TASK:
Beginning with the opening line of the entries, return every line through the one containing "import pandas as pd", both included, and nothing else. Omit pictures.

Stored items:
========================================================================

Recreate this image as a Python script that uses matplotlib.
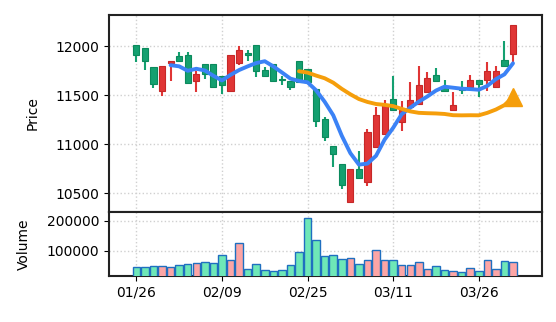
import matplotlib
matplotlib.use("Agg")
import matplotlib.pyplot as plt
import numpy as np
import pandas as pd

dates = ["01/26","01/27","01/28","01/29","01/30","02/02","02/03","02/04","02/05","02/06",
         "02/09","02/10","02/11","02/12","02/13","02/16","02/17","02/18","02/19","02/20",
         "02/25","02/26","02/27","03/02","03/03","03/04","03/05","03/06","03/09","03/10",
         "03/11","03/12","03/13","03/16","03/17","03/18","03/19","03/20","03/23","03/24",
         "03/26","03/27","03/30","03/31","04/01"]
opens = [12007, 11977, 11786, 11548, 11827, 11898, 11905, 11643, 11820, 11820,
         11701, 11545, 11831, 11929, 12007, 11759, 11820, 11660, 11643, 11854,
         11769, 11565, 11259, 10987, 10800, 10409, 10749, 10613, 10977, 11106,
         11463, 11232, 11378, 11412, 11538, 11708, 11599, 11351, 11565, 11589,
         11657, 11657, 11589, 11861, 11922]
closes = [11905, 11854, 11616, 11803, 11854, 11847, 11627, 11718, 11718, 11582,
          11609, 11912, 11963, 11905, 11752, 11701, 11650, 11655, 11589, 11633,
          11633, 11242, 11072, 10902, 10589, 10749, 10658, 11123, 11300, 11412,
          11351, 11351, 11453, 11609, 11677, 11650, 11548, 11402, 11558, 11657,
          11616, 11745, 11745, 11803, 12218]
highs = [12007, 11977, 11786, 11803, 11854, 11936, 11936, 11745, 11820, 11820,
         11701, 11912, 12000, 11966, 12007, 11786, 11820, 11701, 11643, 11854,
         11769, 11565, 11283, 10987, 10800, 10749, 10936, 11160, 11378, 11453,
         11701, 11439, 11640, 11803, 11742, 11779, 11657, 11531, 11650, 11711,
         11657, 11837, 11803, 12048, 12218]
lows = [11837, 11762, 11572, 11490, 11650, 11837, 11620, 11531, 11667, 11572,
        11514, 11545, 11813, 11847, 11684, 11684, 11650, 11609, 11555, 11633,
        11633, 11174, 11031, 10766, 10545, 10400, 10658, 10579, 10960, 11106,
        11340, 11133, 11378, 11412, 11538, 11640, 11548, 11351, 11514, 11589,
        11480, 11548, 11589, 11790, 11837]
volumes = [44900, 44900, 48300, 48300, 44900, 51700, 55100, 57300, 60700, 58400,
           85400, 68500, 124700, 38200, 53900, 34800, 30300, 33700, 51700, 95500,
           210000, 136000, 82000, 85400, 71900, 76400, 55100, 68500, 102200, 67400,
           68500, 50600, 50600, 60700, 37100, 48300, 33700, 30300, 27000, 41600,
           31500, 67400, 37100, 64000, 60700]
tick_idx = [0, 10, 20, 30, 40]

UP_FACE, UP_EDGE = "#e03535", "#c62828"
DN_FACE, DN_EDGE = "#14a070", "#0b8a5c"
VUP, VDN, VEDGE = "#fca5a5", "#6ee7b7", "#1f6fc0"

fig = plt.figure(figsize=(5.56, 3.22), dpi=100)
ax = fig.add_axes([0.196, 0.343, 0.779, 0.610])
axv = fig.add_axes([0.196, 0.143, 0.779, 0.200], sharex=ax)

x = np.arange(len(dates))
o = np.array(opens); c = np.array(closes); h = np.array(highs); l = np.array(lows)
up = c >= o

for i in x:
    fc = UP_FACE if up[i] else DN_FACE
    ec = UP_EDGE if up[i] else DN_EDGE
    ax.vlines(i, l[i], h[i], color=fc, lw=1.5, zorder=2)
    bot = min(o[i], c[i]); height = max(abs(c[i] - o[i]), 8)
    ax.bar(i, height, bottom=bot, width=0.72, color=fc, edgecolor=ec, lw=0.8, zorder=3)

s = pd.Series(c, dtype=float)
ma5 = s.rolling(5).mean()
ma20 = s.rolling(20).mean()
ax.plot(x, ma5, color="#3b82f6", lw=2.8, zorder=4, solid_capstyle="round", solid_joinstyle="round")
ax.plot(x, ma20, color="#f59e0b", lw=2.8, zorder=4, solid_capstyle="round", solid_joinstyle="round")
ax.plot([x[-1]], [ma20.iloc[-1]], marker="^", ms=13, color="#f59e0b", zorder=5)

ax.set_ylim(10316, 12316)
ax.set_yticks([10500, 11000, 11500, 12000])
ax.set_xlim(-3.2, 47.4)
ax.set_ylabel("Price", fontsize=10, labelpad=11)
ax.grid(True, linestyle=":", color="#d0d0d0", lw=1)
ax.set_axisbelow(True)
ax.tick_params(axis="x", which="both", bottom=False, labelbottom=False)
ax.tick_params(axis="y", labelsize=10)

vcols = [VUP if u else VDN for u in up]
axv.bar(x, volumes, width=0.88, color=vcols, edgecolor=VEDGE, lw=1.0, zorder=3)
axv.set_ylim(14800, 231300)
axv.set_yticks([100000, 200000])
axv.set_ylabel("Volume", fontsize=10, labelpad=11)
axv.grid(True, linestyle=":", color="#d0d0d0", lw=1)
axv.set_axisbelow(True)
axv.set_xticks(tick_idx)
axv.set_xticklabels([dates[i] for i in tick_idx])
axv.tick_params(labelsize=10)

for a in (ax, axv):
    for sp in a.spines.values():
        sp.set_linewidth(1.5)
        sp.set_color("#222222")

fig.savefig("out.png", dpi=100)
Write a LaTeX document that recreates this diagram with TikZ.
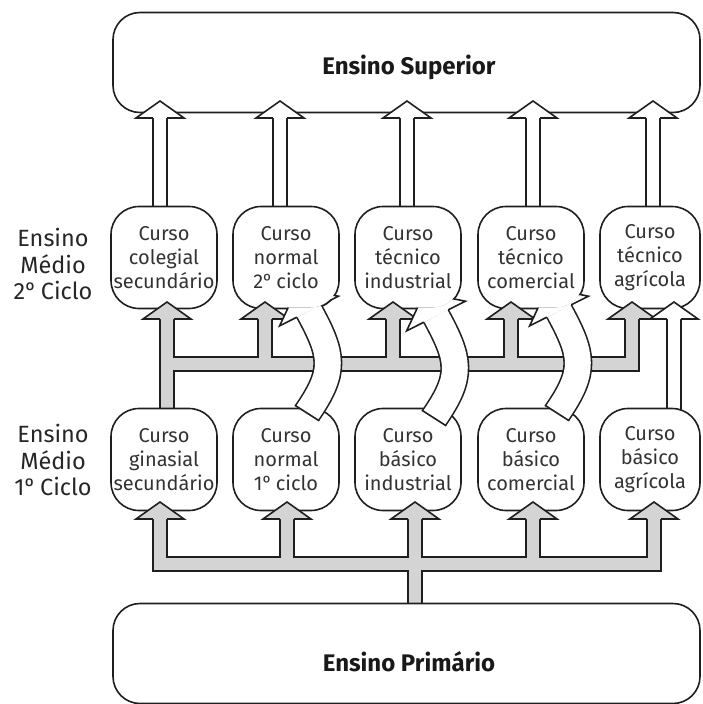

========================================================================

CORRECT ANSWER:
Recreate this image as a Python script that uses matplotlib.
import matplotlib
matplotlib.use("Agg")
import matplotlib.pyplot as plt
import numpy as np
import pandas as pd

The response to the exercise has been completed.